Design for stability

Plan your schema to avoid changes that require a full refresh. Adding columns is generally safe, while modifying existing columns or partitioning schemes typically requires recomputing the table.

Stream from sources with short retention periods

Streaming from sources, such as a Kafka topic, that do not have long retention periods means that a full refresh loses data not still in the source.

To avoid losing historical data, stream raw data into a streaming table (a bronze table, in the medallion architecture). Use flexible column types (variant or string, for example), to avoid this table requiring a full refresh if upstream data changes. This table can store historical data and be used by downstream streaming tables (that may have stricter types or other structural changes). If the downstream tables require a full refresh, this table has historical data, while not requiring a full refresh itself.

Consider alternatives before running a full refresh

Alternatives include:

  1. If changing the source of a flow, consider creating a new flow rather than updating the existing flow of a streaming table. This preserves the existing data in the table, but may write duplicate data because the new flow has a new checkpoint.
  2. Alternatively, you can reset the checkpoint, but this may lead to duplicate data being written to the target table.
  3. If neither option is acceptable, consider creating a new streaming table and using a view to union the old and new streaming tables.

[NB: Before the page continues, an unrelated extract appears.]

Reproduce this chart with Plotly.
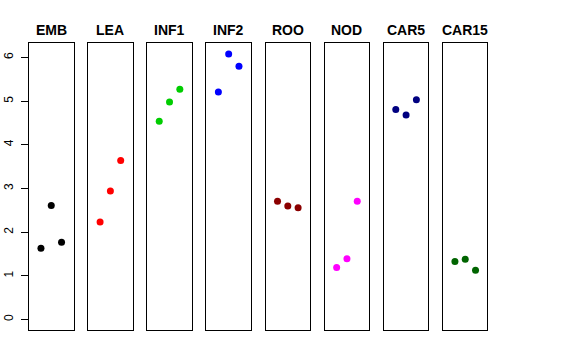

When a full refresh is required

Follow these best practices when a full refresh is required:

  • Test the operation in a development or staging environment.
  • Document downstream dependencies that are affected.
  • Schedule the refresh during a maintenance window to minimize impact on production workloads.
  • Ensure the source system retains enough historical data to replay the stream.

To backfill data after a full refresh, you can create an append once flow. This performs a one-time backfill without continuing to run after the first backfill. The code remains in your pipeline, and if the pipeline is ever fully refreshed again, the backfill reruns.